The least neglected habitations were the best for begging. Untidy homes, she found, and homes with little to boast of were unlikely to part with anything as prized as milk unless someone was holding a blade at their owners' throats. But tidiness suggested composure and respectability. Tidy people were more easily coerced. They had more to lose. They evidently had more to prove. Why else the public display of house plants or painted fences or trimmed hedges on their land?
Men were easier to browbeat than women, Margaret soon discovered. For men, a child was a mystery. She had only to tell a man, 'Look at my poor girl's dry lips — that's thirst — and look at her skin. Those blotches on her nose, you see? That's hunger rash. My darling's only got a day or two to live, just feel her bones,' and he would rather part with his big toe than stand accused of heartlessness. How Margaret loved her newly invented, inventive self, and how powerful she could be with certain, tidy men. But a woman, and especially one who'd been a mother, would know that just a little redness around the nose was common to all children of that age. Some kids are red around the nose for fifteen years, and never hungry once.
So Margaret chose her victims carefully. Once she'd seen a man on the land, preferably near a well-kept house, with livestock, she would approach, first greeting him in the old American way, then showing him the child (her beauty first, her hunger next, and then the red nose and the dry, chapped lips) and finally — if all of that had failed — dragging off her blue scarf to show the evidence of flux. This last act always had the most effect. Men everywhere fear illness more than women do, she supposed. But it was more complicated than that. She could not know — especially now that Franklin was not around to tell her so — that as the days passed and her hair grew a little longer, she became more strikingly unusual. In the first days after the shaving, she would have seemed ugly to most men. Her color was not good. The illness bleached her. Her lids and brows, though, were red from where each pinch of hair had been plucked out by the women in her family — her mother, her two sisters. But, except for the scabs where her grandpa's shell razor had nicked her skin, her scalp had been oddly white and ailing from never having been exposed to light before.
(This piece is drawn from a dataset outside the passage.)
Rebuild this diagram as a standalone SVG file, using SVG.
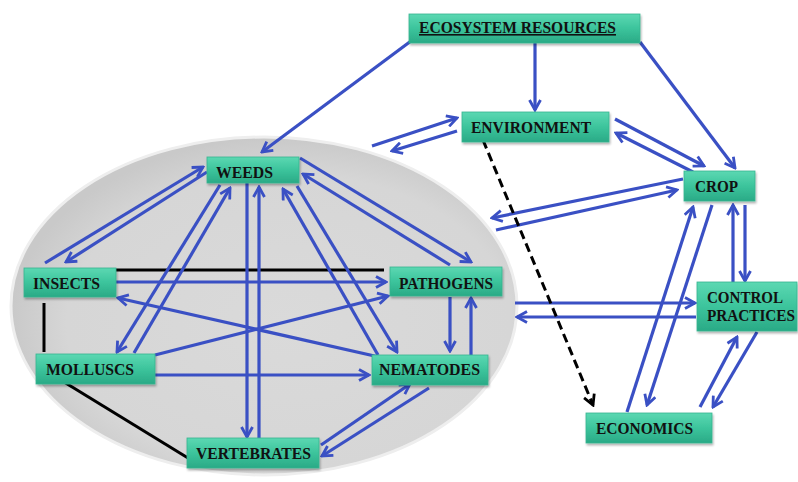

But now her color was a healthy one. Since Ferrytown she'd had good exercise in open air, if not good food, and she had what country people call 'ripe cheeks, sweet enough to pick'. Even if she did not remove her scarf, anyone could see she was a handsome woman. Her eyebrows were light and thin as yet, but that need not declare her as a recovering invalid and possibly contagious. The black-haired people of America did not expect those rare, unlucky redheads among them to have the forceful facial hair of normal folk. But with her scarf off and her history of contagion clearly on display, her attractiveness was now enhanced instead of betrayed. By the fourth day of her begging her regrown head hair had become tufty enough to hide her scalp entirely under a soft, springy carpeting but not long enough to hide the good shape of her face, the candor of her forehead, the set of her mouth. Her great green eyes, which might not see too well over long distances, looked to any observers — and there would be many — as if they were the largest eyes they'd ever seen. They'd wonder whether they would dare to sleep with her. Was such rare beauty worth the risk? It was.